What You Need to Know About Modern-Day Snacking
BELLEVUE, Wash. — Two of the most central questions surrounding modern-day snacking are: How did we get here? and What’s next?
"Snacking is not just an interesting phenomenon of consumer behavior … but it really is crucial demand space for product and marketing development and strategic portfolio planning," Tamara Barnett, vice president of strategic insights for the Hartman Group, said during a recent webcast that shared information from the firm's latest snacking report, Future of Snacking 2016.
According to the executive, the "modern era of snackified eating has fully emerged."
Back in 2013, results from the Hartman Group's Modern Eating Study revealed that the traditional three-meals-a-day consumption had begun to dissolve and give way to new forms of eating. Today, the firm's findings show that 91 percent of consumers snack multiple times throughout the day. Of these consumers, 8 percent forego meals altogether in favor of all-day snacking.
"Snacking no longer complements what we do in our meal eating, but many times, it is the foundation of the way we eat," stated Barnett.
Shifts in lifestyle, culture and values have led to this increase in snacking. Direct results of these shifts include: the upending of traditional, daily food rituals; change in wellness and culinary trends; and growing accessibility to food and food types.
Today, a net total of 50 percent of all eating occasions are snacking, according to the Future of Snacking 2016 report.
THE MAKEUP OF SNACKING
The boundary between what comprises a meal vs. a snack has evolved over the years and is increasingly blurry. With 21 percent of consumers snacking more than they were five years ago, they say anything can be a snack, including leftovers (cited by 38 percent of consumers).
"In turn, the structure of meals is changing, creating new gray spaces," noted Barnett. For instance, 50 percent of "mini meal" eaters say the occasion replaced a traditional breakfast, lunch or dinner, while 20 percent say the occasion is in addition to a meal.
Associations with meals today are: normative daypart occasions that mark the beginning and end of the day; being shared (ideally) with other people; and satisfying a balance of nutrition, calories and quantity. On the other hand, snacks have fewer cultural underpinnings. Snacks are seen as in-between meal fillers; not required for nutritional balance; happening fluidly; and an individualized and personalized experience.
At the core of snacking is the question of why.
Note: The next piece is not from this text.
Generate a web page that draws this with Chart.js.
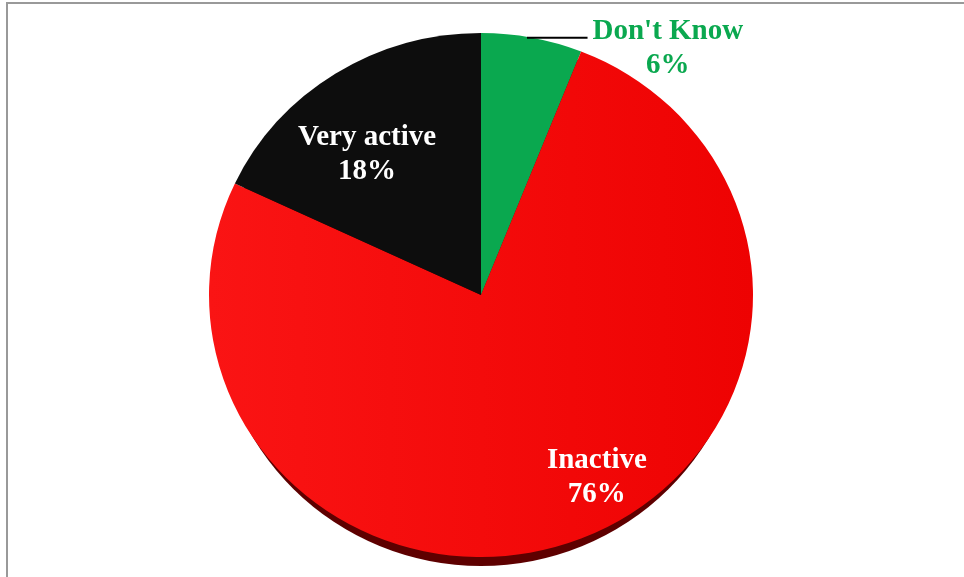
<!DOCTYPE html>
<html>
<head>
<meta charset="utf-8">
<title>Activity</title>
<script src="https://cdn.jsdelivr.net/npm/chart.js@4.4.1/dist/chart.umd.min.js"></script>
<style>
  html, body { margin: 0; padding: 0; background: #fff; overflow: hidden; }
  #wrap { position: relative; width: 964px; height: 577px; }
  #frame {
    position: absolute; left: 6px; top: 2px; width: 1000px; height: 640px;
    border: 2px solid #999; box-sizing: border-box;
  }
  #pie { position: absolute; left: 0; top: 0; }
</style>
</head>
<body>
<div id="wrap">
  <div id="frame"></div>
  <canvas id="pie" width="964" height="577"></canvas>
</div>
<script>
const categories = ["Don't Know", 'Inactive', 'Very active'];
const shares = [6, 76, 18];
const sliceColors = ['#0aa84f', '#f20808', '#0d0d0d'];
const labelColors = ['#0aa84f', '#ffffff', '#ffffff'];

// squash the pie a little so it reads as a tilted disc
const TILT = 262 / 272;

function tilt(ctx, x, y) {
    ctx.translate(x, y);
    ctx.scale(1, TILT);
    ctx.translate(-x, -y);
}

const tiltedPie = {
    id: 'tiltedPie',
    beforeDatasetsDraw(chart) {
        const arc = chart.getDatasetMeta(0).data[0];
        if (!arc) return;
        const ctx = chart.ctx;
        // dark rim under the disc, only shows along the lower edge
        ctx.save();
        ctx.translate(0, 9);
        tilt(ctx, arc.x, arc.y);
        ctx.beginPath();
        ctx.ellipse(arc.x, arc.y, arc.outerRadius - 7, arc.outerRadius, 0, 0, Math.PI * 2);
        ctx.fillStyle = '#5e0000';
        ctx.fill();
        ctx.restore();

        ctx.save();
        tilt(ctx, arc.x, arc.y);
    },
    afterDatasetsDraw(chart) {
        chart.ctx.restore();
    }
};

// labels: anchor is first-line baseline, given as fraction of radius from the centre
const sliceLabels = {
    id: 'sliceLabels',
    afterDraw(chart, args, opts) {
        const ctx = chart.ctx;
        const arcs = chart.getDatasetMeta(0).data;
        ctx.save();
        ctx.font = 'bold 29px "Liberation Serif", "Times New Roman", serif';
        ctx.textAlign = 'center';
        ctx.textBaseline = 'alphabetic';
        arcs.forEach((arc, i) => {
            const r = arc.outerRadius;
            const [fx, fy] = opts.anchors[i];
            const x = arc.x + fx * r;
            const y = arc.y + fy * r;
            ctx.fillStyle = labelColors[i];
            ctx.fillText(categories[i], x, y);
            ctx.fillText(shares[i] + '%', x, y + 34);

            if (opts.leader[i]) {
                const mid = (arc.startAngle + arc.endAngle) / 2;
                const ex = arc.x + Math.cos(mid) * r;
                const ey = arc.y + Math.sin(mid) * r * TILT;
                const w = ctx.measureText(categories[i]).width;
                ctx.beginPath();
                ctx.moveTo(ex - 5, ey);
                ctx.lineTo(x - w / 2 - 5, ey);
                ctx.lineWidth = 2;
                ctx.strokeStyle = '#000';
                ctx.stroke();
            }
        });
        ctx.restore();
    }
};

function redShade(context) {
    const c = context.chart;
    const area = c.chartArea;
    if (!area) return sliceColors[1];
    const g = c.ctx.createLinearGradient(area.left, 0, area.right, 0);
    g.addColorStop(0, '#fa1414');
    g.addColorStop(1, '#ee0202');
    return g;
}

new Chart(document.getElementById('pie'), {
    type: 'pie',
    data: {
        labels: categories,
        datasets: [{
            data: shares,
            backgroundColor: ctx => ctx.dataIndex === 1 ? redShade(ctx) : sliceColors[ctx.dataIndex],
            borderWidth: 0,
            hoverOffset: 0
        }]
    },
    options: {
        responsive: false,
        animation: false,
        events: [],
        layout: { padding: { left: 209, right: 211, top: 23, bottom: 10 } },
        plugins: {
            legend: { display: false },
            tooltip: { enabled: false },
            sliceLabels: {
                anchors: [[0.687, -0.941], [0.426, 0.636], [-0.419, -0.551]],
                leader: [true, false, false]
            }
        }
    },
    plugins: [tiltedPie, sliceLabels]
});
</script>
</body>
</html>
Hartman Group found that snack consumption occurs based on three key attributes:
1. Nourishment — Meets needs for daily sustenance, long-term wellness and health management for 56 percent of consumers.
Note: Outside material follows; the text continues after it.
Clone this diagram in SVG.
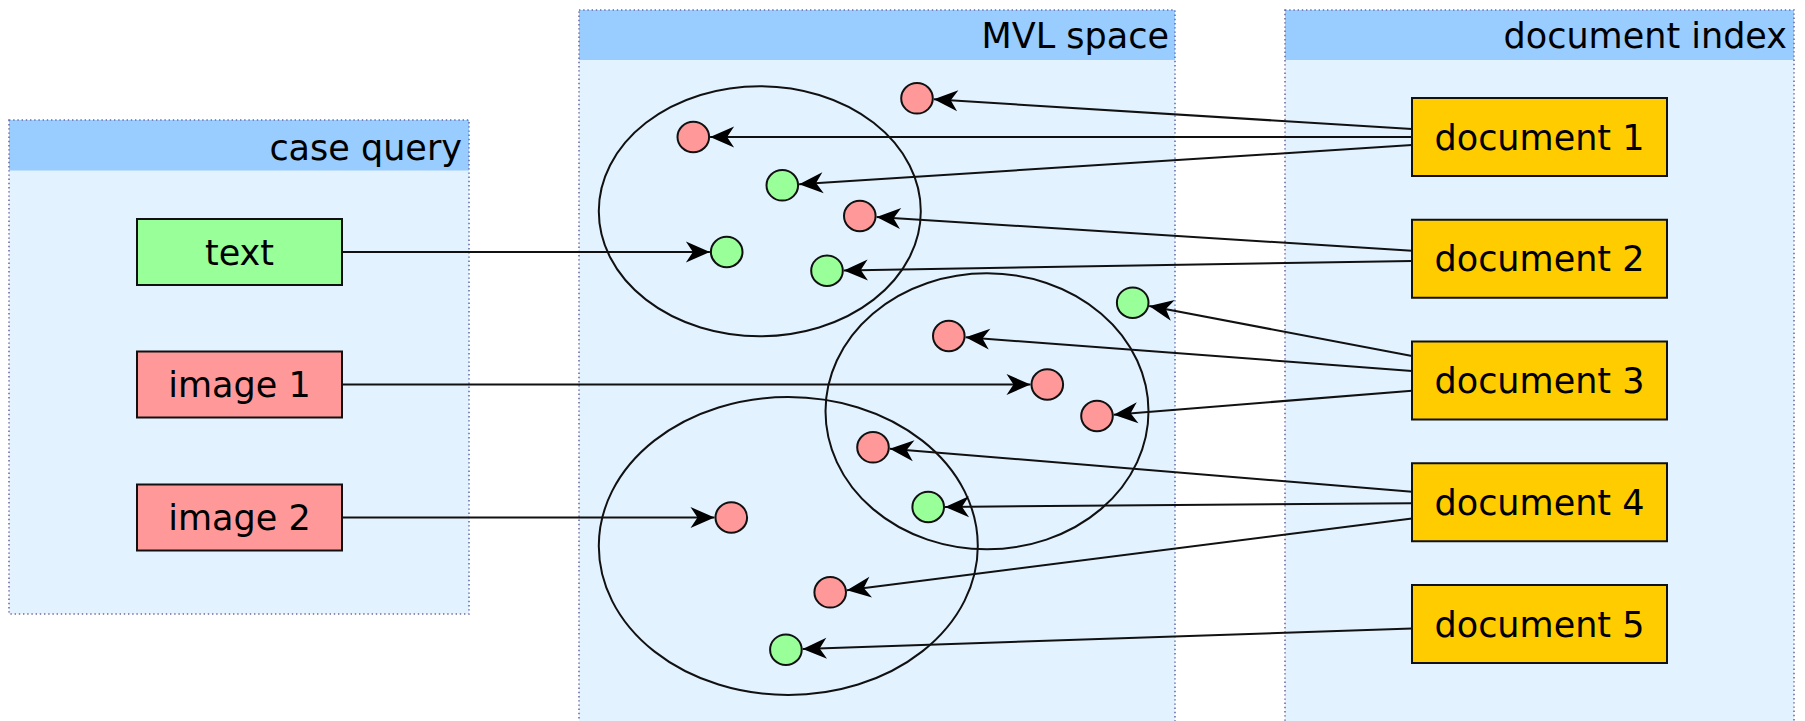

2. Pleasure — Fulfills emotional desire for enjoyment, craving and comfort for 49 percent of consumers.
3. Optimization — Satisfies physical and mental performance demands for 34 percent of consumers.
Snacking tends to increase as the day progresses, when there is a greater desire to indulge rather than exercise restraint, the researcher found. Nearly one quarter of consumers (23 percent) partake in an early morning snack even before having breakfast. After lunch, 43 percent are indulging in an afternoon pick-me-up, and 26 percent satisfy a late-night indulgence before bed.
Food and beverage choices also reflect how snacking drivers change throughout the day. For early and mid-morning snacks, consumers are searching for nourishment and prefer coffee (30 percent) and fruit/fruit snacks (16 percent). In the afternoon, consumers look for optimization with fruit/fruit snacks (14 percent), and salty snacks like chips or popcorn (13 percent) and crackers (11 percent). Pleasure-seeking consumers indulge mostly in sweet snacks like candy, cake or ice cream (23 percent) for their after-dinner and evening snacking quest.
WHERE SNACKS ARE PURCHASED
Consumers are resourceful when it comes to where they make their snack purchases, They keep a working geography of primary and secondary stores based on need, proximity, loyalty/trust, budget, and the snacking occasion itself.
The top five retailers meeting specific snacking needs are:
- Snack Generalists (traditional grocery). Despite attrition, grocery remains the most enduring channel for routine snack shopping.
- Snack Destinations (convenience, dollar, drug). Such destinations are uniquely positioned to satisfy snack occasions more so than needs.
- Snack Pantry Stockers (mass, supercenter, club). These channels orient to large stock-up purchases and allow for one-stop shopping of snacks and beyond.
- Snack Innovators (natural/specialty). This channel provides unique, playful and globally inspired items that have a health and quality connection.
- Snack Specialists (online subscription services). This small but diversified channel specializes in snack exploration.
This breakdown provides some coherence to the "messiness of snacking," according to Barnett.
"When you look at snacking only by daypart, who, when, where and why, you can get mired in the endless number of permutations of snacking occasions that there are," she said. "This framework takes the plethora of snacking and ultimately resonates with one or more of these drivers. ... These drivers represent a thematic shift in food value that have influenced snacking. ... They also underlay the framework for challenges and opportunities for manufacturers and retailers."